+++ Dataset excerpt

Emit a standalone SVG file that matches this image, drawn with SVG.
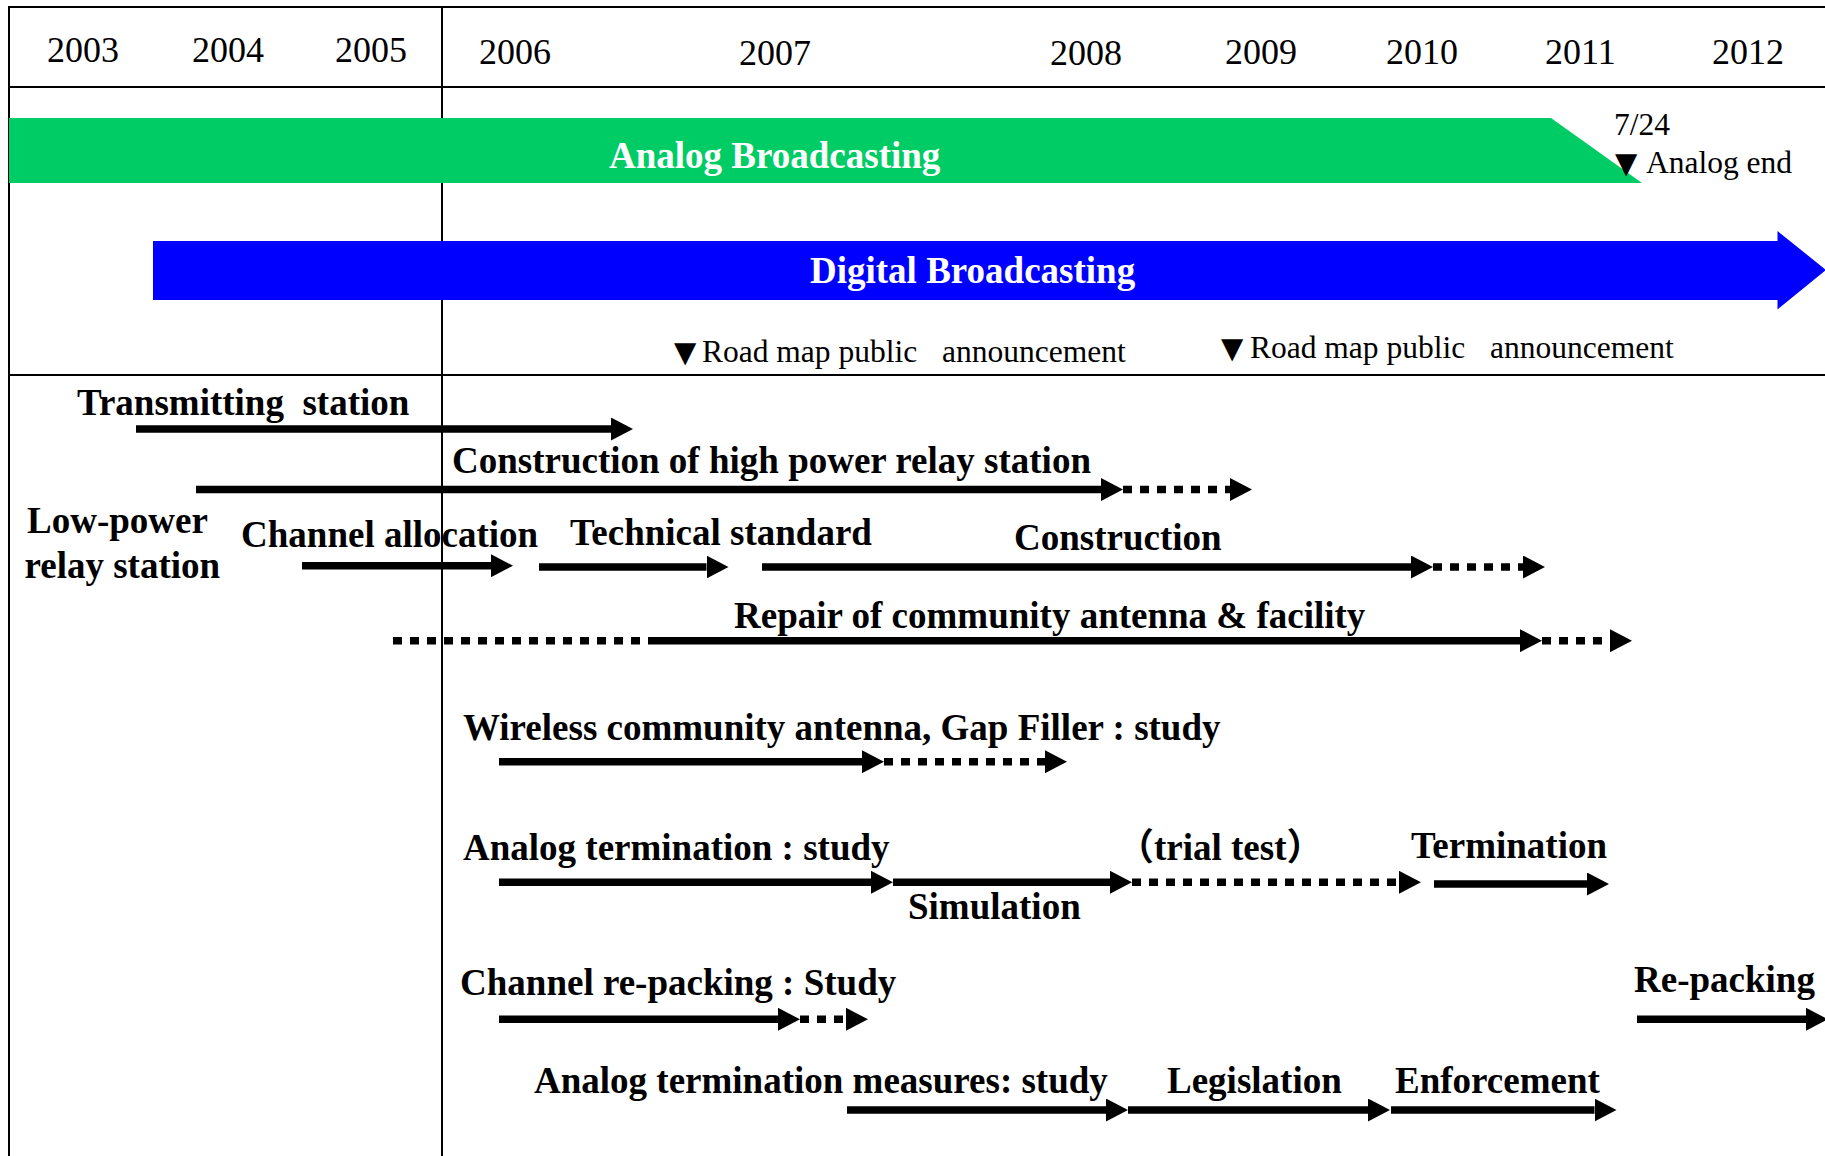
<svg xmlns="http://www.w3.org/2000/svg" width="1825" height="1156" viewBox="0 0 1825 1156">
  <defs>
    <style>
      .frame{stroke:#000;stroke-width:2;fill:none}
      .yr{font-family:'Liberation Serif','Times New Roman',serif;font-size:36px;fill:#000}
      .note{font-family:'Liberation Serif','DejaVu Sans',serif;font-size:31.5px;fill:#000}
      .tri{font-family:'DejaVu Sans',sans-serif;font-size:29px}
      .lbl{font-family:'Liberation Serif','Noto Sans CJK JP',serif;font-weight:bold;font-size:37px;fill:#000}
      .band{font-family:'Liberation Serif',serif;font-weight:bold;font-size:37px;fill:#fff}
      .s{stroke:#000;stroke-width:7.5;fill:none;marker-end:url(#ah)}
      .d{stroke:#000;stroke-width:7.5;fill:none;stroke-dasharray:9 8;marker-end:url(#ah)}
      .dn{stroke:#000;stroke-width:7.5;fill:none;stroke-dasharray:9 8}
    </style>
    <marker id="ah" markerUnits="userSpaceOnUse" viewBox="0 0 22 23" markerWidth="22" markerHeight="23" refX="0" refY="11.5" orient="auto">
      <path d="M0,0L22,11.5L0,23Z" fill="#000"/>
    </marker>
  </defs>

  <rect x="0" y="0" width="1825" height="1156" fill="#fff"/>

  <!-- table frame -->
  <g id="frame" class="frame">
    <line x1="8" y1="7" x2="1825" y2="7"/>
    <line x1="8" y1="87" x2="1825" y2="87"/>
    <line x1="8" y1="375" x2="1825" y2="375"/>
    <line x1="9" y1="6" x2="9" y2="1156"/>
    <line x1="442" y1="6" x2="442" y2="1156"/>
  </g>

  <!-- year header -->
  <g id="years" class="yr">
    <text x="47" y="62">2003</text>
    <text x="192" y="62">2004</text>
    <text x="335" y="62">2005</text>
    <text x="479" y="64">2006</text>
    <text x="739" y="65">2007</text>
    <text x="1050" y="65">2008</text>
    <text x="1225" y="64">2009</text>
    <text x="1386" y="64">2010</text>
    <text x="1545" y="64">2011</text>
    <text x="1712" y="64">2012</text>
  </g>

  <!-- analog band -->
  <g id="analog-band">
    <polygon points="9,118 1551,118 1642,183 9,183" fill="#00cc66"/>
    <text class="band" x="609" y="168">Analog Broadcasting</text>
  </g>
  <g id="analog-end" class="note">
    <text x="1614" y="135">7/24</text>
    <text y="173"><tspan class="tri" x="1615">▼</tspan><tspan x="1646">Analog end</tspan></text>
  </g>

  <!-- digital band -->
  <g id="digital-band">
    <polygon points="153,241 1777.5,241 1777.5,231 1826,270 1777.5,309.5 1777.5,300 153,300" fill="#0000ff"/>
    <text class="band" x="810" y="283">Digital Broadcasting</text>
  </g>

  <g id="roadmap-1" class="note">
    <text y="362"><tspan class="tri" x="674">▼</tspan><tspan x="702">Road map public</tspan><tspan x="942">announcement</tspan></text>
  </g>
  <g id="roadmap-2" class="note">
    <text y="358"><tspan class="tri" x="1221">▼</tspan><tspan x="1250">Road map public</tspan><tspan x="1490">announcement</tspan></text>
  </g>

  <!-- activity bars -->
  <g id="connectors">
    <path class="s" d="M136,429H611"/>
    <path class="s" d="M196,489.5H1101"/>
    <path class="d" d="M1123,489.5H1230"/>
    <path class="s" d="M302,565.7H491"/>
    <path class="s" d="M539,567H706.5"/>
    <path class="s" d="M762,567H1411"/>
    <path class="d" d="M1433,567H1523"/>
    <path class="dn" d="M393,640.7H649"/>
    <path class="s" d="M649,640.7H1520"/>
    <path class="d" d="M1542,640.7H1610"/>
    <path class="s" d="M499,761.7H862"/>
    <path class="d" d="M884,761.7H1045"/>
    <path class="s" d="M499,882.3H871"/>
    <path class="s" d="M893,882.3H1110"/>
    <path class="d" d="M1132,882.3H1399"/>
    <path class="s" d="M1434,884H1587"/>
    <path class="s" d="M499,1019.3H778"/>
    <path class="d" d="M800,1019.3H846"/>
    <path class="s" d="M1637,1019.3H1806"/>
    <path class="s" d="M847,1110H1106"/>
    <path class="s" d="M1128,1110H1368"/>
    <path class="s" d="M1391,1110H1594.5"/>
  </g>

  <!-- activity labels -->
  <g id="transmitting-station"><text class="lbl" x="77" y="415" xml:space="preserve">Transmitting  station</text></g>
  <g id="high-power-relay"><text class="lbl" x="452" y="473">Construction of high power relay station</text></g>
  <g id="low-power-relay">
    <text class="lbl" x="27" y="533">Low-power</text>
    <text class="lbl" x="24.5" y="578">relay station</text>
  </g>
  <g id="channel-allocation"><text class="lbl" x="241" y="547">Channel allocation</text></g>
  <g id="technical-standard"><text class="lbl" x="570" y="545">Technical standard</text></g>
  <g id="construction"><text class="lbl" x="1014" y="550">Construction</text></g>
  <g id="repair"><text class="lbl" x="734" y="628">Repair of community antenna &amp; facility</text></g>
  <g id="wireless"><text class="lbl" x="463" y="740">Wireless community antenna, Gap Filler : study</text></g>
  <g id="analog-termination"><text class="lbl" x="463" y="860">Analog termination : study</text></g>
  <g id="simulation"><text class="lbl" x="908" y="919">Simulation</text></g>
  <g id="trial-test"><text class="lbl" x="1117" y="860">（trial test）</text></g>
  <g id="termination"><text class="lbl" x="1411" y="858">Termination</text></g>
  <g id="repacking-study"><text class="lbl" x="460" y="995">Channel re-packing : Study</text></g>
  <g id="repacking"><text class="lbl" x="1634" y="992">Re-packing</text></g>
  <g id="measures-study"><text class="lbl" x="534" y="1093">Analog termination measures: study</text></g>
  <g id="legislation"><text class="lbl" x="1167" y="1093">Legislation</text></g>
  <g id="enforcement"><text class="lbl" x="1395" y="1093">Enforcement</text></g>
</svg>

++++++

* Your objective: In your copy of the listing above, reproduce each line exactly and omit all pictures.

* Response to the exercise:
Emit a standalone SVG file that matches this image, drawn with SVG.
<svg xmlns="http://www.w3.org/2000/svg" width="1825" height="1156" viewBox="0 0 1825 1156">
  <defs>
    <style>
      .frame{stroke:#000;stroke-width:2;fill:none}
      .yr{font-family:'Liberation Serif','Times New Roman',serif;font-size:36px;fill:#000}
      .note{font-family:'Liberation Serif','DejaVu Sans',serif;font-size:31.5px;fill:#000}
      .tri{font-family:'DejaVu Sans',sans-serif;font-size:29px}
      .lbl{font-family:'Liberation Serif','Noto Sans CJK JP',serif;font-weight:bold;font-size:37px;fill:#000}
      .band{font-family:'Liberation Serif',serif;font-weight:bold;font-size:37px;fill:#fff}
      .s{stroke:#000;stroke-width:7.5;fill:none;marker-end:url(#ah)}
      .d{stroke:#000;stroke-width:7.5;fill:none;stroke-dasharray:9 8;marker-end:url(#ah)}
      .dn{stroke:#000;stroke-width:7.5;fill:none;stroke-dasharray:9 8}
    </style>
    <marker id="ah" markerUnits="userSpaceOnUse" viewBox="0 0 22 23" markerWidth="22" markerHeight="23" refX="0" refY="11.5" orient="auto">
      <path d="M0,0L22,11.5L0,23Z" fill="#000"/>
    </marker>
  </defs>

  <rect x="0" y="0" width="1825" height="1156" fill="#fff"/>

  <!-- table frame -->
  <g id="frame" class="frame">
    <line x1="8" y1="7" x2="1825" y2="7"/>
    <line x1="8" y1="87" x2="1825" y2="87"/>
    <line x1="8" y1="375" x2="1825" y2="375"/>
    <line x1="9" y1="6" x2="9" y2="1156"/>
    <line x1="442" y1="6" x2="442" y2="1156"/>
  </g>

  <!-- year header -->
  <g id="years" class="yr">
    <text x="47" y="62">2003</text>
    <text x="192" y="62">2004</text>
    <text x="335" y="62">2005</text>
    <text x="479" y="64">2006</text>
    <text x="739" y="65">2007</text>
    <text x="1050" y="65">2008</text>
    <text x="1225" y="64">2009</text>
    <text x="1386" y="64">2010</text>
    <text x="1545" y="64">2011</text>
    <text x="1712" y="64">2012</text>
  </g>

  <!-- analog band -->
  <g id="analog-band">
    <polygon points="9,118 1551,118 1642,183 9,183" fill="#00cc66"/>
    <text class="band" x="609" y="168">Analog Broadcasting</text>
  </g>
  <g id="analog-end" class="note">
    <text x="1614" y="135">7/24</text>
    <text y="173"><tspan class="tri" x="1615">▼</tspan><tspan x="1646">Analog end</tspan></text>
  </g>

  <!-- digital band -->
  <g id="digital-band">
    <polygon points="153,241 1777.5,241 1777.5,231 1826,270 1777.5,309.5 1777.5,300 153,300" fill="#0000ff"/>
    <text class="band" x="810" y="283">Digital Broadcasting</text>
  </g>

  <g id="roadmap-1" class="note">
    <text y="362"><tspan class="tri" x="674">▼</tspan><tspan x="702">Road map public</tspan><tspan x="942">announcement</tspan></text>
  </g>
  <g id="roadmap-2" class="note">
    <text y="358"><tspan class="tri" x="1221">▼</tspan><tspan x="1250">Road map public</tspan><tspan x="1490">announcement</tspan></text>
  </g>

  <!-- activity bars -->
  <g id="connectors">
    <path class="s" d="M136,429H611"/>
    <path class="s" d="M196,489.5H1101"/>
    <path class="d" d="M1123,489.5H1230"/>
    <path class="s" d="M302,565.7H491"/>
    <path class="s" d="M539,567H706.5"/>
    <path class="s" d="M762,567H1411"/>
    <path class="d" d="M1433,567H1523"/>
    <path class="dn" d="M393,640.7H649"/>
    <path class="s" d="M649,640.7H1520"/>
    <path class="d" d="M1542,640.7H1610"/>
    <path class="s" d="M499,761.7H862"/>
    <path class="d" d="M884,761.7H1045"/>
    <path class="s" d="M499,882.3H871"/>
    <path class="s" d="M893,882.3H1110"/>
    <path class="d" d="M1132,882.3H1399"/>
    <path class="s" d="M1434,884H1587"/>
    <path class="s" d="M499,1019.3H778"/>
    <path class="d" d="M800,1019.3H846"/>
    <path class="s" d="M1637,1019.3H1806"/>
    <path class="s" d="M847,1110H1106"/>
    <path class="s" d="M1128,1110H1368"/>
    <path class="s" d="M1391,1110H1594.5"/>
  </g>

  <!-- activity labels -->
  <g id="transmitting-station"><text class="lbl" x="77" y="415" xml:space="preserve">Transmitting  station</text></g>
  <g id="high-power-relay"><text class="lbl" x="452" y="473">Construction of high power relay station</text></g>
  <g id="low-power-relay">
    <text class="lbl" x="27" y="533">Low-power</text>
    <text class="lbl" x="24.5" y="578">relay station</text>
  </g>
  <g id="channel-allocation"><text class="lbl" x="241" y="547">Channel allocation</text></g>
  <g id="technical-standard"><text class="lbl" x="570" y="545">Technical standard</text></g>
  <g id="construction"><text class="lbl" x="1014" y="550">Construction</text></g>
  <g id="repair"><text class="lbl" x="734" y="628">Repair of community antenna &amp; facility</text></g>
  <g id="wireless"><text class="lbl" x="463" y="740">Wireless community antenna, Gap Filler : study</text></g>
  <g id="analog-termination"><text class="lbl" x="463" y="860">Analog termination : study</text></g>
  <g id="simulation"><text class="lbl" x="908" y="919">Simulation</text></g>
  <g id="trial-test"><text class="lbl" x="1117" y="860">（trial test）</text></g>
  <g id="termination"><text class="lbl" x="1411" y="858">Termination</text></g>
  <g id="repacking-study"><text class="lbl" x="460" y="995">Channel re-packing : Study</text></g>
  <g id="repacking"><text class="lbl" x="1634" y="992">Re-packing</text></g>
  <g id="measures-study"><text class="lbl" x="534" y="1093">Analog termination measures: study</text></g>
  <g id="legislation"><text class="lbl" x="1167" y="1093">Legislation</text></g>
  <g id="enforcement"><text class="lbl" x="1395" y="1093">Enforcement</text></g>
</svg>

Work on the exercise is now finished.